165 116-Mektub

116
YÜZONALTINCI MEKTÛB

Bu mektûb, molla Abdülvâhid-i Lâhorîye yazılmışdır. Kalbin selâmeti, mâ-sivâyı unutmakda olduğu bildirilmekdedir:

Kıymetli kardeşimin mektûbu geldi. Kalbin selâmeti için yazdıklarınız anlaşıldı. Evet, kalbin selâmeti, onun mâ-sivâyı unutmasına bağlıdır. Öy­le ki, zorla hâtırlatmak isteseler, hâtırlayamamalıdır. [Allahü teâlâdan baş­ka herşeye, ya’nî mahlûkların hepsine (Mâ-sivâ) denir.] Bu hâle (Fenâ-i kalb) denir. Bu yolun birinci basamağı, bu Fenâya kavuşmakdır. Bu Fenâ vilâyet derecelerine kavuşulacağının müjdecisidir. Sâlikler, yaradılışların­daki uygunluklara göre, çeşidli derecelere yükselirler. Çok yükselmek is­temeli, bunun için çok çalışmalıdır. Çocuklar gibi, yolda önüne çıkan koza­laklara, cam parçalarına bağlanıp kalmamalıdır. Hadîs-i şerîfde, (Allahü te­âlâ, yüksek şeylere kavuşmak istiyenleri sever) buyuruldu.

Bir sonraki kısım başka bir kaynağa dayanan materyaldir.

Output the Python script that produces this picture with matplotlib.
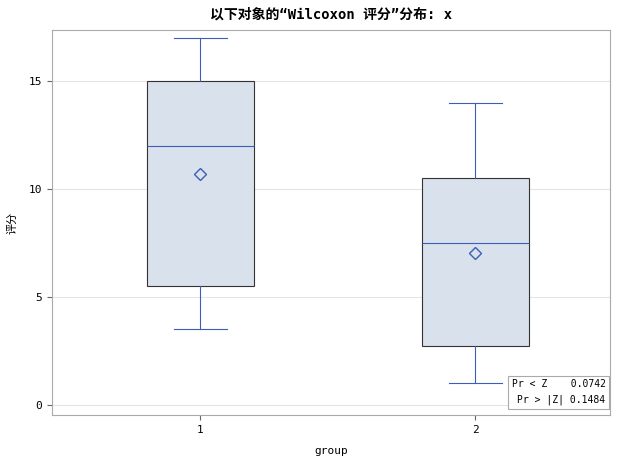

Dünyâ işleri ile çok uğraşmakda, dünyâ işlerine gönül bağlamak korkusu vardır. Kalbin se­lâmete kavuşmasına da sakın aldanmayınız! Yine geri dönebilir. Dünyâ iş­leri ile, elden geldiği kadar az uğraşınız ki, dünyâya gönül bağlamak tehlü­kesine düşmeyesiniz! Dünyâya düşkün olmak felâketinden Allahü teâlâya sığınırız. Dünyâya gönül bağlamamış olan fakîr bir çöpcü, gönlünü dünyâ­ya kapdırmış olan koltukdaki zenginden katkat dahâ kıymetlidir. Birkaç gün­lük yaşamakda dünyâya gönül vermemek, hiçbirşeye düşkün olmamak için çok uğraşınız! Dünyâya düşkün olmakdan ve dünyâya düşkün olanlar­dan, aslandan kaçmakdan dahâ çok kaçmalıdır.